Who should avoid Nutyx: desktop users who want everything to “just work” without intervention, and production environments that depend on enterprise-grade mirrors, commercial support, and rock-solid package performance out of the box.

Practical checklist for IT leaders and training managers

  • Objective: Teach low-level Linux skills and system composition — yes.

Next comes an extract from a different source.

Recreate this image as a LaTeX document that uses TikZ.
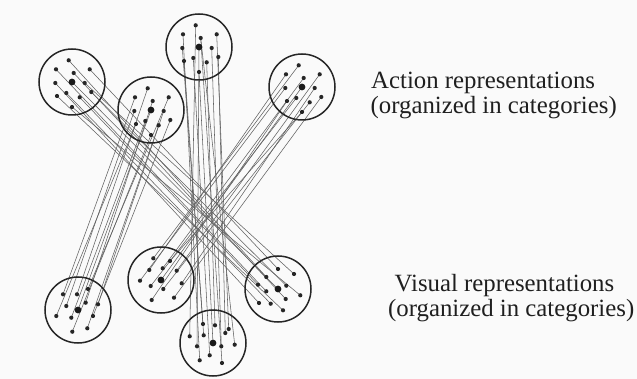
\documentclass[tikz,border=0pt]{standalone}
\usepackage{fontspec}
\setmainfont{Liberation Serif}
\usetikzlibrary{calc}
\tikzset{
  cat/.style={circle, draw=black!85, line width=1.5pt, minimum size=66pt, inner sep=0pt},
  link/.style={draw=black!62, line width=0.55pt},
  txt/.style={font=\fontsize{24.8}{25}\selectfont, anchor=base west, inner sep=0pt, text=black!88},
}
\newcommand\mkdots[3]{%
  \foreach \dx/\dy [count=\i] in {#3} {\coordinate (#1-\i) at ($(#2)+(\dx,\dy)$);}%
  \coordinate (#1-c) at (#2);}
\begin{document}
\begin{tikzpicture}[x=1pt,y=-1pt]
\fill[black!2] (0,0) rectangle (637,379);
\useasboundingbox (0,0) rectangle (637,379);
% centres
\coordinate (cA1) at (72,82);
\coordinate (cA2) at (151,110);
\coordinate (cA3) at (199,47);
\coordinate (cA4) at (302,87);
\coordinate (cV1) at (78,310);
\coordinate (cV2) at (161,280);
\coordinate (cV3) at (213,343);
\coordinate (cV4) at (278,289);
% dots
\foreach \n in {A1,A2,A3,A4}{\mkdots{\n}{c\n}{-3.3/-21.7,-16/-12.7,17.7/-12.7,1.7/-9,-16.7/1,12.7/1,-5.7/11,19.3/10,-15/14,7.7/15.3,0/25}}
\mkdots{V1}{cV1}{-15/-15.7,-1/-15.7,10/-21,-11.7/-4,7.7/-7.3,20/-5.7,-21.7/6,-6.7/7.7,15/6,-5.7/21.7,9.3/18.3}
\mkdots{V2}{cV2}{-7.7/-21.7,9/-19,-11.7/-10,1.7/-11.7,15.7/-9.3,-21/0.7,-10.3/6,2.3/9,20.7/3.3,-9.3/20,13/17.7}
\mkdots{V3}{cV3}{-10/-19,2/-17.7,15.7/-14,-23.3/-6.7,-9.3/-7.7,12.3/-10,-16/3.3,8.3/3.3,21.7/1.7,-3.3/12.3,-13.3/17.3,9/20}
\mkdots{V4}{cV4}{0/-20,16/-15,-11.7/-12,-20/-4.3,8.3/-3.3,-11.7/2.3,7.7/10,22.3/6.3,-19/14,-7.3/14.7,5/21.3}
% connectors
\foreach \a/\b in {1/3,2/6,3/1,4/7,5/9,6/2,7/10,8/5,9/11,10/4,11/8,c/c}
  \draw[link] (A1-\a) -- (V4-\b);
\foreach \a/\b in {1/2,2/1,3/3,4/5,5/4,6/6,7/8,8/9,9/7,10/11,11/10,c/c}
  \draw[link] (A2-\a) -- (V1-\b);
\foreach \a/\b in {5/1,2/11,9/5,7/10,1/4,11/c,c/7,4/12,10/2,6/8,3/3,8/6,4/9}
  \draw[link] (A3-\a) -- (V3-\b);
\foreach \a/\b in {1/1,2/3,3/5,4/4,5/6,6/9,7/7,8/11,9/10,10/8,11/2,c/c}
  \draw[link] (A4-\a) -- (V2-\b);
% dot marks
\foreach \n/\k in {A1/11,A2/11,A3/11,A4/11,V1/11,V2/11,V3/12,V4/11}{
  \foreach \i in {1,...,\k}{\fill[black!85] (\n-\i) circle[radius=2.1pt];}
  \fill[black!90] (\n-c) circle[radius=3.4pt];}
% category circles
\foreach \n in {A1,A2,A3,A4,V1,V2,V3,V4}{\node[cat] (\n) at (c\n) {};}
% labels
\node[txt] (act1) at (371,89) {Action representations};
\node[txt] (act2) at (370.5,114) {(organized in categories)};
\node[txt] (vis1) at (394.5,292) {Visual representations};
\node[txt] (vis2) at (388,316.5) {(organized in categories)};
\end{tikzpicture}
\end{document}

Fast onboarding to deliverables — probably not.
  • Test plan: Run Nutyx in a VM for initial evaluation, time package installs (small vs large), and attempt a full gui-extra compose to measure download times.
  • Infrastructure: Consider creating a local mirror or cache if you plan class-wide installs — reduces network variability and speeds installs.
  • Support: Plan for facilitator-led labs; community support is smaller than mainstream distros, so internal expertise matters.
  • Security & maintenance: Check package signing, update cadence and issue tracker activity before using Nutyx for sensitive training or lab work.

Quick test: Nutyx in 30 minutes (VM-friendly)

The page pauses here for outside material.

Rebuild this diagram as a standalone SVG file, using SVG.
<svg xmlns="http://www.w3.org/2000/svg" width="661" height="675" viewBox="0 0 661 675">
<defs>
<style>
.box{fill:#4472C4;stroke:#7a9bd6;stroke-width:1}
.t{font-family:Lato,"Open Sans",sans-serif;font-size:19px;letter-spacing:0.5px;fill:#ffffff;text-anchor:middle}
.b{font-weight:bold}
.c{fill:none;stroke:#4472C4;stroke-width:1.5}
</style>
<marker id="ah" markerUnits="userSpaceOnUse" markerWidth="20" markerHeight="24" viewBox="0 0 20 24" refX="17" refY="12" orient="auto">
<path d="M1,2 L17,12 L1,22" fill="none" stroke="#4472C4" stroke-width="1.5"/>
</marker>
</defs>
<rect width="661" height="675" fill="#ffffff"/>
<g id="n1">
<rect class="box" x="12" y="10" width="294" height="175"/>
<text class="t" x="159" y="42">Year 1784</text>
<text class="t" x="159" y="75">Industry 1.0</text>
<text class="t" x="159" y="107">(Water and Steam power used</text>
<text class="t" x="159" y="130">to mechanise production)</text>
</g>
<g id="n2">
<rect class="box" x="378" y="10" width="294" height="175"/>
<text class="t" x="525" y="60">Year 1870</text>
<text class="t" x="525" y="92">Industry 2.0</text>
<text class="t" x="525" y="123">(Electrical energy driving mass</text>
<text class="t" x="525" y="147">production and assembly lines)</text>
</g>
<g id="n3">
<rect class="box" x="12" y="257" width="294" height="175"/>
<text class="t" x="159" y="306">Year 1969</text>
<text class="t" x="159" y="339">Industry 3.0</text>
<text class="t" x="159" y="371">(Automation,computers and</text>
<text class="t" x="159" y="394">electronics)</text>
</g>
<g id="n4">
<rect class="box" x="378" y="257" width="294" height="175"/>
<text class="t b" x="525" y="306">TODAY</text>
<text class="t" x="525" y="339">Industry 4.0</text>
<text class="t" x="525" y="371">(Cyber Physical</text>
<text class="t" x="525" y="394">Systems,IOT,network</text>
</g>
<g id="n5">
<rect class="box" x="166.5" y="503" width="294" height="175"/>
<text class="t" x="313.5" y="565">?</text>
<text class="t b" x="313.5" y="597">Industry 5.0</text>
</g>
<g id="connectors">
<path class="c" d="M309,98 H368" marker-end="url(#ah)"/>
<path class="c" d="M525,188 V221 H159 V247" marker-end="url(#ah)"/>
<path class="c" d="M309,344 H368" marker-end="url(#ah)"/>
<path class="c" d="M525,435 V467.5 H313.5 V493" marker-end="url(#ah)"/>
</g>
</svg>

  1. Download a Nutyx ISO and spin a VM (2 vCPU, 4–8 GB RAM, 20 GB disk).
  2. Run the ncurses installer and do a Base or Xfce install to get to a working shell.
  3. Inspect /etc/cards.conf and note available collections.
  4. Try a small package: cards add firefox — time the download and note any dependency prompts.
  5. Try a larger collection: cards add gui-extra — measure overall time and watch for failures.
  6. Document errors and retry; if you hit download slowdowns consider a local cache or run the same tests on bare metal for comparison.

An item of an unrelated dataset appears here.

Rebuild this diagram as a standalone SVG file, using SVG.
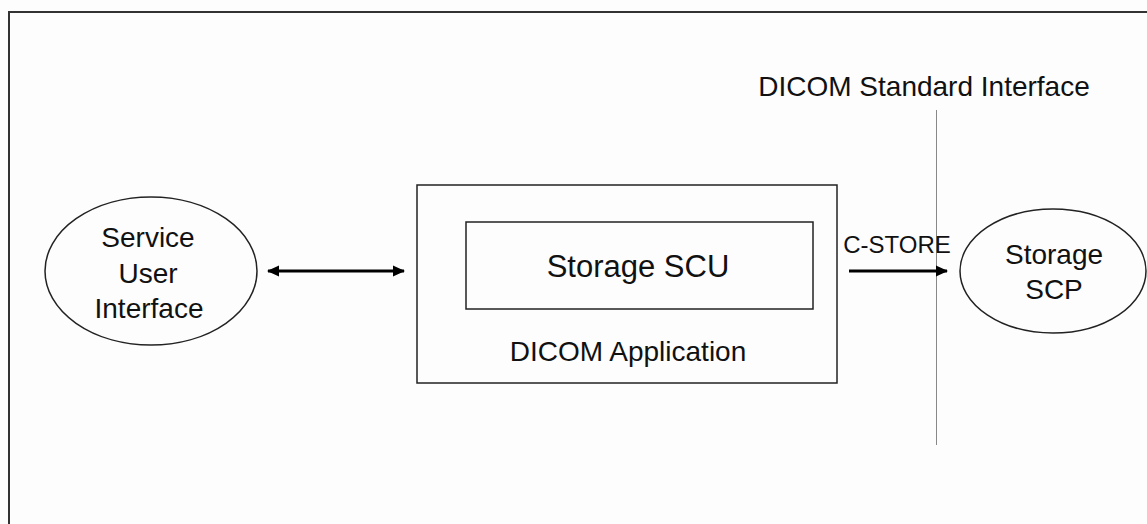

Two-week workshop plan (high level)

  • Week 1 — Foundations
    • Day 1–2: Install Nutyx in VMs, explore ncurses installer, and inspect filesystem layout.
    • Day 3–4: Hands-on CARDS sessions — install/remove packages, resolve deps, examine /etc/cards.conf.
    • Day 5: Kernel and service basics — systemd units, journalctl, boot targets.
  • Week 2 — Applied troubleshooting
    • Day 6–7: Debugging sessions — GPU driver installs, container runtime setup, profiling basic I/O.
    • Day 8–9: Build a minimal local mirror or package cache to speed installs for a cohort.
    • Day 10: Capstone lab — deploy a small AI stack (containerized), exercise system-level troubleshooting.

Pros and cons

  • Pros: Transparent, educational, lightweight installer, recent kernel, good for learning sysadmin craft.
  • Cons: CLI-only package tooling (CARDS), slower package downloads vs large distros, smaller community and repo footprint, occasional edge-case instability in VMs.

Final thoughts and next steps

Nutyx isn’t trying to compete with Ubuntu or enterprise Linux distributions for end-user convenience. Its value is educational: it forces you to understand what you’re installing and why. For training teams preparing engineers to manage AI infrastructure and other performance-sensitive stacks, Nutyx is a solid lab platform — provided you budget time for slower downloads, run practical exercises in VMs and bare metal, and consider a local mirror for cohorts.

Recommendation: test Nutyx yourself for a short lab (the 30-minute plan above), measure package install times under your network conditions, and then decide whether to use it as a primary training environment or as a hands-on supplement alongside more mainstream distros.

FAQs

  • Will Nutyx run on laptops with Nvidia GPUs?

    Yes in principle, but GPU drivers and proprietary tooling may require manual steps; test on representative hardware before assigning it to trainees.

  • Can I create a local mirror or cache for CARDS?

    Yes — creating a local cache is a practical way to reduce network variability for classes. Check the Nutyx docs for recommended mirror/caching approaches.

  • Is CARDS production-ready compared to apt or pacman?

    CARDS is functional and dependency-aware, but it hasn’t reached the same maturity, ecosystem size or mirror distribution as apt/pacman/yum — so it’s better suited for learning and lab use than replacing mature package systems in production.